Plastic guards need to be removed, otherwise it’s plastic left to disintegrate in the environment and Robert says the industry needed a product that could be put around young plants and left there.
“Being able to put them on and forget about them is the big thing. We’ve had really good feedback, mostly about how quick and easy they are to use and you only need one stake.”
The cardboard guards are lasting at least a year on the plants and he says that’s the important period for plant protection, especially root trainer-size plants. Through their planting work they have noticed the bamboo stakes – and only one is needed with the EmGuards – break down before the cardboard. That happens with plastic guards as well which allows them to blow away. Despite being cardboard, Robert says their guards have survived floods and stayed intact to protect the plant.
“The crucial time with new plantings is spring time when the grass runs rampant. A simple timely spray ensures they get away and grow. But if you miss that crucial period in spring it isn’t going to work. Farmers are busy with calving and it’s a busy time of year for them to find time to spray around those plants and free them up. And that is one of the problems with riparian plantings on dairy farms. It has to be made simple and manageable and these guards go some way towards making it simpler.”
Weed-eating around plastic plant guards can chew up the plastic and spread it into the environment and though cardboard will also get damaged by the weed-eater, he says the fragments will just rot into the soil.
They’ve noticed some plants in particular thrive in the cardboard plant guards and suspect that may be due to the insulation value of cardboard through winter.

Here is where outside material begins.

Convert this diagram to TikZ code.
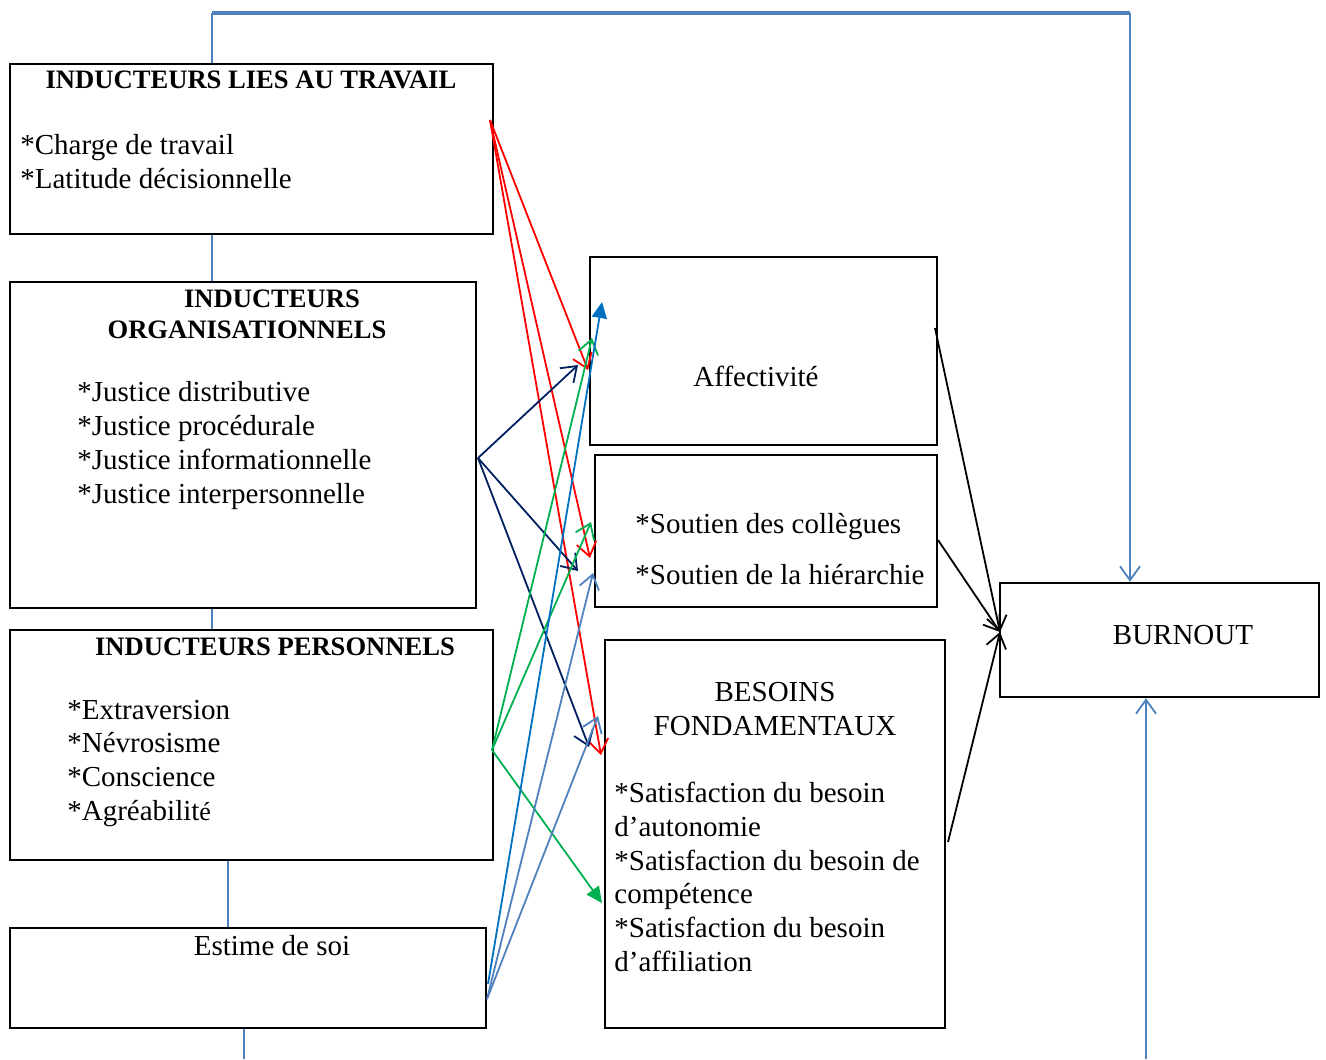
\documentclass[tikz,border=0pt]{standalone}
\usepackage{fontspec}
\setmainfont{Liberation Serif}
\usetikzlibrary{arrows.meta,fit}
\definecolor{cred}{HTML}{FF0000}
\definecolor{cnavy}{HTML}{002060}
\definecolor{cgreen}{HTML}{00B050}
\definecolor{cblue}{HTML}{0070C0}
\definecolor{csteel}{HTML}{4F81BD}

\begin{document}
\begin{tikzpicture}[x=0.5pt, y=-0.5pt,
    box/.style={draw, line width=1.2pt, inner sep=0pt},
    txt/.style={anchor=base west, inner sep=0pt, font=\fontsize{14.5}{17}\selectfont},
    ctr/.style={anchor=base, inner sep=0pt, font=\fontsize{14.5}{17}\selectfont},
    ttl/.style={anchor=base, inner sep=0pt, font=\fontsize{13.3}{16}\selectfont\bfseries},
    openarr/.style={-{Straight Barb[length=7pt,width=10pt]}, line width=0.9pt},
    fullarr/.style={-{Triangle[length=8pt,width=7.5pt]}, line width=0.9pt},
    link/.style={draw=csteel, line width=1pt}]
    \useasboundingbox (0,0) rectangle (1326,1059);

    % boxes
    \node[box, fit={(10,64) (493,234)}] (travail) {};
    \node[box, fit={(10,282) (476,608)}] (orga) {};
    \node[box, fit={(10,630) (493,860)}] (perso) {};
    \node[box, fit={(10,928) (486,1028)}] (estime) {};
    \node[box, fit={(590,257) (937,445)}] (affect) {};
    \node[box, fit={(595,455) (937,607)}] (soutien) {};
    \node[box, fit={(605,640) (945,1028)}] (besoins) {};
    \node[box, fit={(1000,583) (1319,697)}] (burnout) {};

    % texts
    \node[ttl] (t-trav) at (251,89) {INDUCTEURS LIES AU TRAVAIL};
    \node[txt] (t-charge) at (20,155) {*Charge de travail};
    \node[txt] (t-latit) at (20,189) {*Latitude décisionnelle};

    \node[ttl] (t-org1) at (272,307) {INDUCTEURS};
    \node[ttl] (t-org2) at (247,338) {ORGANISATIONNELS};
    \node[txt] (t-jdis) at (77,401) {*Justice distributive};
    \node[txt] (t-jpro) at (77,435) {*Justice procédurale};
    \node[txt] (t-jinf) at (77,469) {*Justice informationnelle};
    \node[txt] (t-jint) at (77,503) {*Justice interpersonnelle};

    \node[ttl] (t-pers) at (275,655) {INDUCTEURS PERSONNELS};
    \node[txt] (t-extra) at (67,719) {*Extraversion};
    \node[txt] (t-nevro) at (67,752) {*Névrosisme};
    \node[txt] (t-consc) at (67,786) {*Conscience};
    \node[txt] (t-agrea) at (67,820) {*Agréabilit{\fontsize{13}{17}\selectfont é}};

    \node[ctr] (t-estime) at (272,955) {Estime de soi};
    \node[ctr] (t-affect) at (756,386) {Affectivité};
    \node[txt] (t-coll) at (635,533) {*Soutien des collègues};
    \node[txt] (t-hier) at (635,584) {*Soutien de la hiérarchie};

    \node[ctr] (t-bes1) at (775,701) {BESOINS};
    \node[ctr] (t-bes2) at (775,735) {FONDAMENTAUX};
    \node[txt] (t-aut1) at (614,802) {*Satisfaction du besoin};
    \node[txt] (t-aut2) at (614,836) {d’autonomie};
    \node[txt] (t-com1) at (614,870) {*Satisfaction du besoin de};
    \node[txt] (t-com2) at (614,903) {compétence};
    \node[txt] (t-aff1) at (614,937) {*Satisfaction du besoin};
    \node[txt] (t-aff2) at (614,971) {d’affiliation};

    \node[ctr] (t-burn) at (1183,644) {BURNOUT};

    % links between the left boxes
    \coordinate (l1) at (212,0);
    \coordinate (l2) at (228,0);
    \coordinate (l3) at (244,1059);
    \draw[link] (l1 |- travail.south) -- (l1 |- orga.north);
    \draw[link] (l1 |- orga.south) -- (l1 |- perso.north);
    \draw[link] (l2 |- perso.south) -- (l2 |- estime.north);
    \draw[link] (l3 |- estime.south) -- (l3);

    % feedback loop to burnout
    \coordinate (fb-l) at (212,13);
    \coordinate (fb-r) at (1130,13);
    \coordinate (fb-b) at (1146,1059);
    \draw[link] (fb-l |- travail.north) -- (fb-l);
    \draw[link, line width=1.6pt] (fb-l) -- (fb-r);
    \draw[link, openarr, draw=csteel] (fb-r) -- (fb-r |- burnout.north);
    \draw[link, openarr, draw=csteel] (fb-b) -- (fb-b |- burnout.south);

    % start points
    \coordinate (s-trav) at (490,120);
    \coordinate (s-org) at (478,458);
    \coordinate (s-pers) at (492,750);
    \coordinate (s-est1) at (488,984);
    \coordinate (s-est2) at (487,999);
    % end points
    \coordinate (e-aff-r) at (588,370);
    \coordinate (e-sou-r) at (590,558);
    \coordinate (e-bes-r) at (601,755);
    \coordinate (e-aff-n) at (578,365);
    \coordinate (e-sou-n) at (578,571);
    \coordinate (e-bes-n) at (589,747);
    \coordinate (e-aff-g) at (592,338);
    \coordinate (e-sou-g) at (591,522);
    \coordinate (e-bes-g) at (602,903);
    \coordinate (e-aff-b) at (602,302);
    \coordinate (e-sou-s) at (593,573);
    \coordinate (e-bes-s) at (598,716);

    \draw[openarr, cred] (s-trav) -- (e-aff-r);
    \draw[openarr, cred] (s-trav) -- (e-sou-r);
    \draw[openarr, cred] (s-trav) -- (e-bes-r);

    \draw[openarr, cnavy] (s-org) -- (e-aff-n);
    \draw[openarr, cnavy] (s-org) -- (e-sou-n);
    \draw[openarr, cnavy] (s-org) -- (e-bes-n);

    \draw[openarr, cgreen] (s-pers) -- (e-aff-g);
    \draw[openarr, cgreen] (s-pers) -- (e-sou-g);
    \draw[fullarr, cgreen] (s-pers) -- (e-bes-g);

    \draw[fullarr, cblue] (s-est1) -- (e-aff-b);
    \draw[openarr, csteel] (s-est2) -- (e-sou-s);
    \draw[openarr, csteel] (s-est2) -- (e-bes-s);

    % towards burnout
    \coordinate (bo-in) at (1000,632);
    \coordinate (o-aff) at (935,328);
    \coordinate (o-sou) at (938,540);
    \coordinate (o-bes) at (948,842);
    \draw[openarr] (o-aff) -- (bo-in);
    \draw[openarr] (o-sou) -- (bo-in);
    \draw[openarr] (o-bes) -- (bo-in);
\end{tikzpicture}
\end{document}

When the Fryers began selling the EmGuard early this year to their network of planters and landowners they worked alongside in their business, they intended to just take it slowly. However, around the country, people liked the idea of less plastic in their environment and their number of customers has just grown naturally including individual orders of 20,000 or more, though he says there hasn’t been a great uptake from dairy farmers.
Their product continues to evolve and the latest prototype has their logo pressed into one of the three sides of the plant guard so that the pressed parts drop out to let more light into the plant.
The plant guards are just one part of the plant industry that uses a considerable amount of plastic such as PV bags and plastic root trainer cartons and he says the industry collectively needs to find alternatives. Likewise, he says the dairy industry uses considerable amounts of plastic that either needs substitute materials or a change in the processes that require that packaging.
Meanwhile, Emma is travelling overseas and when she returns home intends being part of the family business, with an interest in marketing.